Worldwide Open Mic Guide Philosophy
The only guide I am really in a good position to update regularly is that of Paris, since I live there. But I decided to do guides to all the other more than 20 cities on my worldwide open mic tour in order to give the knowledge I have personally of each city’s open mics. The guide has links to sites I know of local guides that may be more up-to-date, but I have chosen to list the open mics or jam sessions that I have played in myself. There may be others that I know of, but if I have not played there, I will not include it on the list. That way, the user learns a little of my own impressions. But I cannot be as certain that the guide is up-to-date – so check before you go.
It is nearly 4 AM on Thursday and I finally have the time to write down a little bit about the most amazing last evening that I had in Sao Paulo, where I finished my 2011 adventure around the world going to the open mics and jam sessions. The last night was so great that I am still recovering from it.
I had a fabulous session at Bar Varal in Pinheiros with the same group of people who I met and played with in 2009 and who I managed to miss in the freakiest way last year. This group of musicians both amateur and profession gets together every Sunday in Sao Paulo to play from around 10:30 PM to 5:30 PM, has moved around the city some five to seven or so times in the last couple of years, so you have to make sure not to lose touch with them!
The first year I stumbled on the place in the Lua Nova bar and jammed all night, then last year I stumbled on the place in another bar in the same area, but had no idea that I had found it and I walked out without jamming, and this year I planned it all in advance after befriending one of the participants on Facebook.
I had an even better time this year with the musicians who played at the Varal. The bar is much better than the Lua Nova, which was a tiny hole in the wall bar. The Varal is on the second floor of a discreet building, and if you did not know it was there and you passed by at opening when there is no music in the air, you’d never know it was anything but a private residence outside.
Once inside, though, this is a very warm and cosy bar with high ceilings with wooden beams, and with photos of Brazilian musicians on the walls and other pictures, and with a long bar in the back and a drum set in the corner at the front by the windows. Tables are set up side by side to permit people to join the open jam.
This year there were three microphones, the regular guitar player, and a few more who came in to play guitar, percussion and sing. It was free, open and more amazing as the evening progressed. I was a little worried at first as there was practically no one there at 10:30 PM. By 1 AM it was kicking, both with the people playing music and the audience that sang along.
I met a lot of interesting Brazilian musicians, and made some friendships I’m sure will continue. I also had a great time playing my own song, Borderline, and some cover songs – it was such a huge contrast to the rest of the evening’s hip and cool Brazilian music, but people enjoyed what I did it seemed, and they sang along.
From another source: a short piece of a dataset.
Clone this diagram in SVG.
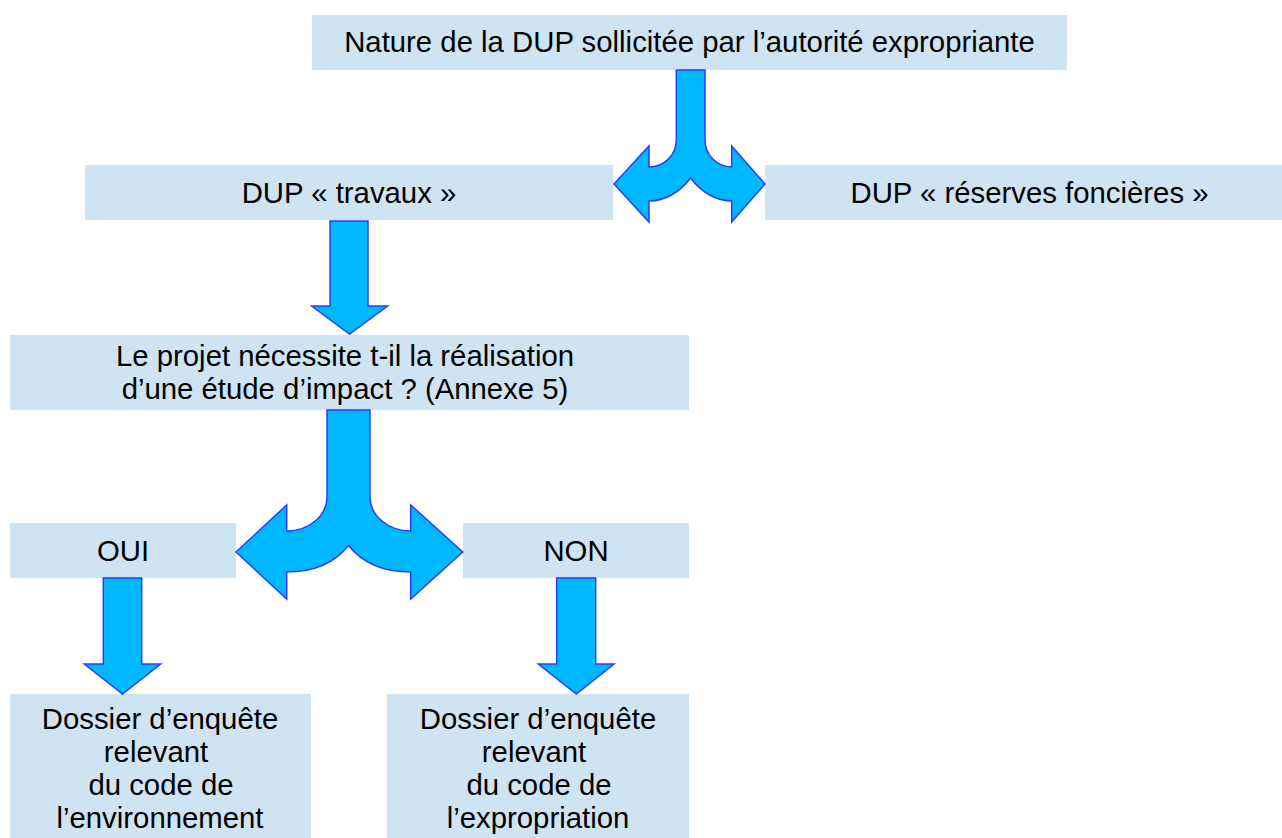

Speaking outside with some of the musicians I asked why there were not more such open jams in Sao Paulo, and one of them told me that it was difficult to promote such things and they kept on getting closed down because of the loudness of the music going all night long. But he said that they all keep on getting back together because it answers a need. Mostly, he said, the jams are started in discreet bars by friends, and they grow into jams of friends of friends and friends of those… no advertising as such is done, and if you don’t know people involved in them, you don’t find them very easily…. That’s for sure!